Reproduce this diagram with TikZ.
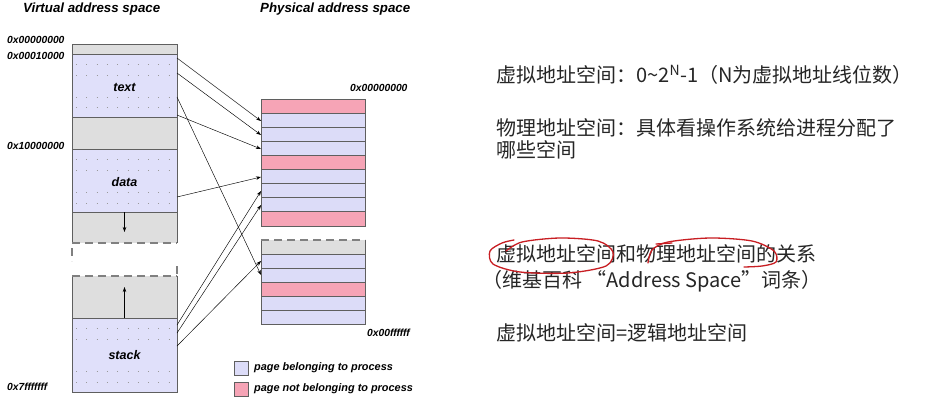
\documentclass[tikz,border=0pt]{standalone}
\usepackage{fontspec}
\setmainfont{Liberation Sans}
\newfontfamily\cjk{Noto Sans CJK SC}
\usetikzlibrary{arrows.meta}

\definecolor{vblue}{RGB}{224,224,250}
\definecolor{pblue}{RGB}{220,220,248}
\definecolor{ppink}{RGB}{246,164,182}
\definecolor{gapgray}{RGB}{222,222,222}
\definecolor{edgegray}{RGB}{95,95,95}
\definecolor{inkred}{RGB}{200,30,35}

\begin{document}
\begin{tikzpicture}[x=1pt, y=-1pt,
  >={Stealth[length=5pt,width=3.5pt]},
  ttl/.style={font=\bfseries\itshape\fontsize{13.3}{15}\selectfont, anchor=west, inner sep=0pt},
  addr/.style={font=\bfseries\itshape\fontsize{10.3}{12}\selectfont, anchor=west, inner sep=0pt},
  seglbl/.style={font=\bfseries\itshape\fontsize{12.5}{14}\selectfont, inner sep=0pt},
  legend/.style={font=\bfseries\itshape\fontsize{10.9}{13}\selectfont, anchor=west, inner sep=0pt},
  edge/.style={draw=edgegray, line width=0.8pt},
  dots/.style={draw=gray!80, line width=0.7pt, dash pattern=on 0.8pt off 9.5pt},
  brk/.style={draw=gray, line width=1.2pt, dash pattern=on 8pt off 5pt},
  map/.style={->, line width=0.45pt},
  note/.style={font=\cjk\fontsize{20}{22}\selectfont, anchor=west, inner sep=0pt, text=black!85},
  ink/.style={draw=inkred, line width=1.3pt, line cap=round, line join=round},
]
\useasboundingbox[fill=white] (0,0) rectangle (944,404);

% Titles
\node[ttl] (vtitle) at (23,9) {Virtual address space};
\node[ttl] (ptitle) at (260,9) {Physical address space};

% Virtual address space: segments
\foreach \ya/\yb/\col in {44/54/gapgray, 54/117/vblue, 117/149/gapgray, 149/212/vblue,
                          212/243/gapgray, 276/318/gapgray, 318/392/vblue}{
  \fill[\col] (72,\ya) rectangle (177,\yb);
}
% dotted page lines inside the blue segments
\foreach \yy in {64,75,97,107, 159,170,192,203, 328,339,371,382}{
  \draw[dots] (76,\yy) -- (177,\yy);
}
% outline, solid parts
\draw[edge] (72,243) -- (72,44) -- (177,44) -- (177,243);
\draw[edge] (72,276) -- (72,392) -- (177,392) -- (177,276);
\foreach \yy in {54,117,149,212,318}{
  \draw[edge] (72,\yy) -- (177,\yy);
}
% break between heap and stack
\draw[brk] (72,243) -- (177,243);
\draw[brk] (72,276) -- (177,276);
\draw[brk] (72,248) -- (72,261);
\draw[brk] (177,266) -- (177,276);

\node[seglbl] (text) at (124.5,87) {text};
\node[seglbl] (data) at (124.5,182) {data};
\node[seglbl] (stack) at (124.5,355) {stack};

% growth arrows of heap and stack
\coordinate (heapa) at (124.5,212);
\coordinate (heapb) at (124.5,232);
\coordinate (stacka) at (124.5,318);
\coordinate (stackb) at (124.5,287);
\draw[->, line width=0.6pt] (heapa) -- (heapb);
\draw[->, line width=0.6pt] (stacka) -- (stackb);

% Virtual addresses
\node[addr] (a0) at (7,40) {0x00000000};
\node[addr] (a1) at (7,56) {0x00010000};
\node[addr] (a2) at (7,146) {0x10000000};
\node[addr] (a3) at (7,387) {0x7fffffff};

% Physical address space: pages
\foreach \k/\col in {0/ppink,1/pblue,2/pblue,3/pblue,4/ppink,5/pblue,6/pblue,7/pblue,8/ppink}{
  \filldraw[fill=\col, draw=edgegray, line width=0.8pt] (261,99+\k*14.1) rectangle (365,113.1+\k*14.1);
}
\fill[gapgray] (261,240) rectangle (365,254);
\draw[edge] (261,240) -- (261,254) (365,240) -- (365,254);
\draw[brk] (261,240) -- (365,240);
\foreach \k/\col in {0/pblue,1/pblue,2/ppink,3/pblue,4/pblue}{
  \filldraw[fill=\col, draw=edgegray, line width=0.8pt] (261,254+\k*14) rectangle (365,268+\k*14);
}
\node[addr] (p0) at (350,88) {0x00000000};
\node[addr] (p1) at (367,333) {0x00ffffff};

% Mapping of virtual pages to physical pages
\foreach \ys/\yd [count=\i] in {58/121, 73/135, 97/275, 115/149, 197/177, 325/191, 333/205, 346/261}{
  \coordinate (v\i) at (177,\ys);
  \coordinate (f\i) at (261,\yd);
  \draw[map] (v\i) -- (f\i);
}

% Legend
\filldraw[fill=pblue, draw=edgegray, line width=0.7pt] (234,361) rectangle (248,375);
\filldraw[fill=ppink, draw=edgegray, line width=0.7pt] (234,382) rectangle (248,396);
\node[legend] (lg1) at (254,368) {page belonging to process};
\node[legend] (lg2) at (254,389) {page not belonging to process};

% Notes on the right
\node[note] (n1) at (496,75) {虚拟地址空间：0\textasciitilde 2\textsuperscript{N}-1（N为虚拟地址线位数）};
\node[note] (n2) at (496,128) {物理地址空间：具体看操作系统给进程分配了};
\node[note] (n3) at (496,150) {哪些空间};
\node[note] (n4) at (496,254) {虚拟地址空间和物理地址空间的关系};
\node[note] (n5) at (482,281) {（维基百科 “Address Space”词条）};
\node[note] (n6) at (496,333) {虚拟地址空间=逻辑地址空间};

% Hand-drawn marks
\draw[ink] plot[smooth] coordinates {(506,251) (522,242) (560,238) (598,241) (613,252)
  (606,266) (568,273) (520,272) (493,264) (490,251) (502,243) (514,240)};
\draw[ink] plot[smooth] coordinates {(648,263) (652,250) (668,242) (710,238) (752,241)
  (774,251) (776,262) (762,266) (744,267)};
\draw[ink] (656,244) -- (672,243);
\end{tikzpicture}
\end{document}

Stated problem: Restate the whole of the material word for word without the pictures.

Task answer:
Reproduce this diagram with TikZ.
\documentclass[tikz,border=0pt]{standalone}
\usepackage{fontspec}
\setmainfont{Liberation Sans}
\newfontfamily\cjk{Noto Sans CJK SC}
\usetikzlibrary{arrows.meta}

\definecolor{vblue}{RGB}{224,224,250}
\definecolor{pblue}{RGB}{220,220,248}
\definecolor{ppink}{RGB}{246,164,182}
\definecolor{gapgray}{RGB}{222,222,222}
\definecolor{edgegray}{RGB}{95,95,95}
\definecolor{inkred}{RGB}{200,30,35}

\begin{document}
\begin{tikzpicture}[x=1pt, y=-1pt,
  >={Stealth[length=5pt,width=3.5pt]},
  ttl/.style={font=\bfseries\itshape\fontsize{13.3}{15}\selectfont, anchor=west, inner sep=0pt},
  addr/.style={font=\bfseries\itshape\fontsize{10.3}{12}\selectfont, anchor=west, inner sep=0pt},
  seglbl/.style={font=\bfseries\itshape\fontsize{12.5}{14}\selectfont, inner sep=0pt},
  legend/.style={font=\bfseries\itshape\fontsize{10.9}{13}\selectfont, anchor=west, inner sep=0pt},
  edge/.style={draw=edgegray, line width=0.8pt},
  dots/.style={draw=gray!80, line width=0.7pt, dash pattern=on 0.8pt off 9.5pt},
  brk/.style={draw=gray, line width=1.2pt, dash pattern=on 8pt off 5pt},
  map/.style={->, line width=0.45pt},
  note/.style={font=\cjk\fontsize{20}{22}\selectfont, anchor=west, inner sep=0pt, text=black!85},
  ink/.style={draw=inkred, line width=1.3pt, line cap=round, line join=round},
]
\useasboundingbox[fill=white] (0,0) rectangle (944,404);

% Titles
\node[ttl] (vtitle) at (23,9) {Virtual address space};
\node[ttl] (ptitle) at (260,9) {Physical address space};

% Virtual address space: segments
\foreach \ya/\yb/\col in {44/54/gapgray, 54/117/vblue, 117/149/gapgray, 149/212/vblue,
                          212/243/gapgray, 276/318/gapgray, 318/392/vblue}{
  \fill[\col] (72,\ya) rectangle (177,\yb);
}
% dotted page lines inside the blue segments
\foreach \yy in {64,75,97,107, 159,170,192,203, 328,339,371,382}{
  \draw[dots] (76,\yy) -- (177,\yy);
}
% outline, solid parts
\draw[edge] (72,243) -- (72,44) -- (177,44) -- (177,243);
\draw[edge] (72,276) -- (72,392) -- (177,392) -- (177,276);
\foreach \yy in {54,117,149,212,318}{
  \draw[edge] (72,\yy) -- (177,\yy);
}
% break between heap and stack
\draw[brk] (72,243) -- (177,243);
\draw[brk] (72,276) -- (177,276);
\draw[brk] (72,248) -- (72,261);
\draw[brk] (177,266) -- (177,276);

\node[seglbl] (text) at (124.5,87) {text};
\node[seglbl] (data) at (124.5,182) {data};
\node[seglbl] (stack) at (124.5,355) {stack};

% growth arrows of heap and stack
\coordinate (heapa) at (124.5,212);
\coordinate (heapb) at (124.5,232);
\coordinate (stacka) at (124.5,318);
\coordinate (stackb) at (124.5,287);
\draw[->, line width=0.6pt] (heapa) -- (heapb);
\draw[->, line width=0.6pt] (stacka) -- (stackb);

% Virtual addresses
\node[addr] (a0) at (7,40) {0x00000000};
\node[addr] (a1) at (7,56) {0x00010000};
\node[addr] (a2) at (7,146) {0x10000000};
\node[addr] (a3) at (7,387) {0x7fffffff};

% Physical address space: pages
\foreach \k/\col in {0/ppink,1/pblue,2/pblue,3/pblue,4/ppink,5/pblue,6/pblue,7/pblue,8/ppink}{
  \filldraw[fill=\col, draw=edgegray, line width=0.8pt] (261,99+\k*14.1) rectangle (365,113.1+\k*14.1);
}
\fill[gapgray] (261,240) rectangle (365,254);
\draw[edge] (261,240) -- (261,254) (365,240) -- (365,254);
\draw[brk] (261,240) -- (365,240);
\foreach \k/\col in {0/pblue,1/pblue,2/ppink,3/pblue,4/pblue}{
  \filldraw[fill=\col, draw=edgegray, line width=0.8pt] (261,254+\k*14) rectangle (365,268+\k*14);
}
\node[addr] (p0) at (350,88) {0x00000000};
\node[addr] (p1) at (367,333) {0x00ffffff};

% Mapping of virtual pages to physical pages
\foreach \ys/\yd [count=\i] in {58/121, 73/135, 97/275, 115/149, 197/177, 325/191, 333/205, 346/261}{
  \coordinate (v\i) at (177,\ys);
  \coordinate (f\i) at (261,\yd);
  \draw[map] (v\i) -- (f\i);
}

% Legend
\filldraw[fill=pblue, draw=edgegray, line width=0.7pt] (234,361) rectangle (248,375);
\filldraw[fill=ppink, draw=edgegray, line width=0.7pt] (234,382) rectangle (248,396);
\node[legend] (lg1) at (254,368) {page belonging to process};
\node[legend] (lg2) at (254,389) {page not belonging to process};

% Notes on the right
\node[note] (n1) at (496,75) {虚拟地址空间：0\textasciitilde 2\textsuperscript{N}-1（N为虚拟地址线位数）};
\node[note] (n2) at (496,128) {物理地址空间：具体看操作系统给进程分配了};
\node[note] (n3) at (496,150) {哪些空间};
\node[note] (n4) at (496,254) {虚拟地址空间和物理地址空间的关系};
\node[note] (n5) at (482,281) {（维基百科 “Address Space”词条）};
\node[note] (n6) at (496,333) {虚拟地址空间=逻辑地址空间};

% Hand-drawn marks
\draw[ink] plot[smooth] coordinates {(506,251) (522,242) (560,238) (598,241) (613,252)
  (606,266) (568,273) (520,272) (493,264) (490,251) (502,243) (514,240)};
\draw[ink] plot[smooth] coordinates {(648,263) (652,250) (668,242) (710,238) (752,241)
  (774,251) (776,262) (762,266) (744,267)};
\draw[ink] (656,244) -- (672,243);
\end{tikzpicture}
\end{document}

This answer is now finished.